# New Floor Covering



## teachingtrudy (Mar 13, 2003)

Getting ready to change the floor covering in my recently required 1983 Xplorer 320. The floor received water damage in the front area from a poorly replaced windshield. Due to our allergy problems (mold) the carpet has to go. The couple of installers who agreed to do it want about $900 for labor alone. Does anyone have any suggestions for my husband and me on tackling this project. We're thinking we will replace the carpet in the area where the seats are to help insulate the engine noise but will use some other floor covering (possibly wood strips) on the rest.

We would appreciate any advice from any of the rest of you on this.


----------



## Will Daniels (Mar 14, 2003)

New Floor Covering

Hi,Trudy: Dont have a current catalog handy,but I seem to remember seeing carpeting and floor mats for vans in the J.C.Whitney catalog.

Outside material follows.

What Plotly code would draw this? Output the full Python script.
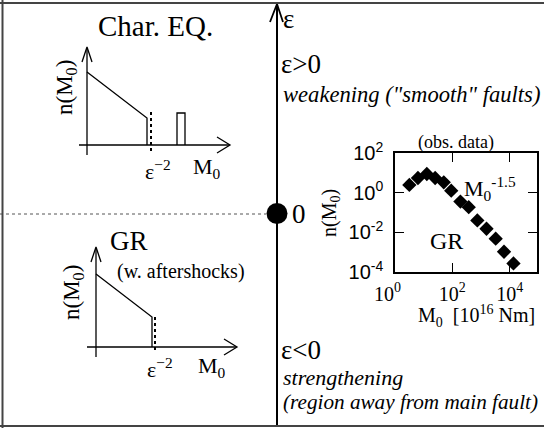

Check it out. Will.


----------



## Will Daniels (Mar 14, 2003)

New Floor Covering

Hi,Trudy: Dont have a current catalog handy,but I seem to remember seeing carpeting and floor mats for vans in the J.C.Whitney catalog. Check it out. Will.


----------



## C Nash (Mar 14, 2003)

New Floor Covering

Hi Trudy, I'am with Will on this one. :approve:  The front carpet should be availible from Whitney are similar places and for 900 bucks I would go to my local hardware store and buy the type flooring I wanted and do the installation myself.   A carpet should not run over 175$ and materials for the rest should not run much more than this.  Even allowing for a few mistakes here and there you should still be way ahead. Course I like to do all my own work so, if it's done wrong I can't complain   Kind of nice to make excuses for yourself!!   WOOPS, forgot about the wife saying "I told you so" :laugh:


----------



## teachingtrudy (Mar 17, 2003)

New Floor Covering

Thanks for the help, guys. When we stripped the carpet, we discoved a soacking wet, half-rotten floor under the passenger seat. Thank goodness my dear hubby is handy. We tore the old wood out and will let it dry out some before proceeding. Any other hints you two could give would be great.

Also, do you think that the new wood strips used for floors would work or is there too much movement in chasis for that?


----------